Accounts for local tipping customs and converts to a suggested amount.
Tipping in foreign currency requires two calculations: first, determining the correct tip amount based on local tipping customs, and second, converting that amount to the foreign currency if you’re paying with a different denomination.
Tip amount formula: Tip Amount (local currency) = Bill Amount × Tip Percentage
Conversion formula: Tip in Home Currency = Tip in Local Currency ÷ Exchange Rate
Or if already holding home currency and need the local amount: Local Tip = Home Currency Amount × Exchange Rate
Where:
- Bill Amount — the pre-tax total on the bill in local currency
- Tip Percentage — the culturally appropriate percentage for that country/venue
- Exchange Rate — units of local currency per 1 unit of your home currency (or vice versa — know which direction your quote is)
What each variable means:
- Service charge — many countries automatically add 10–15% to bills; check before adding more
- Pre-tax vs. post-tax tip — in the US, tipping on the pre-tax subtotal is technically correct but post-tax tipping is widely acceptable
- Exchange rate direction — 1 USD = 1.35 CAD means $10 USD tip = $13.50 CAD; $10 CAD tip = $7.41 USD
Reference: tipping customs by country:
- USA: 18–22% restaurants, $1–2/drink at bars, $2–5/night hotel housekeeping
- UK: 10–12.5% restaurants (check for auto service charge), no tip expected in pubs
- France: 5–10% for good service; rounding up is common
- Japan: No tipping — considered rude
- Australia/New Zealand: No obligation; rounding up appreciated
- Mexico: 10–15% restaurants
- Italy: €1–2 at cafes; 10% at restaurants
Worked example: Dinner in Paris.

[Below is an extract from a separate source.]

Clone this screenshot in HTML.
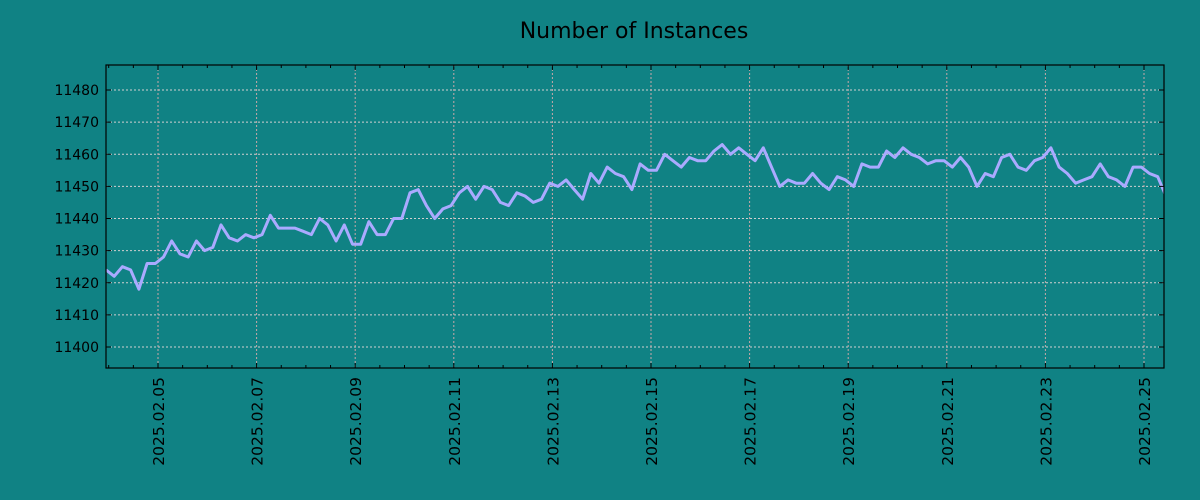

Bill: €127.50. Service charge of 12.5% already included? You see “Service compris” on the receipt — service is included. Your USD exchange rate: 1 USD = €0.92.
- Standard additional tip (optional in France): 5% = €127.50 × 0.05 = €6.38
- In USD: €6.38 ÷ 0.92 = $6.93 USD
Leaving a €5 or €10 note on the table is appropriate and appreciated for good service, but never required in France.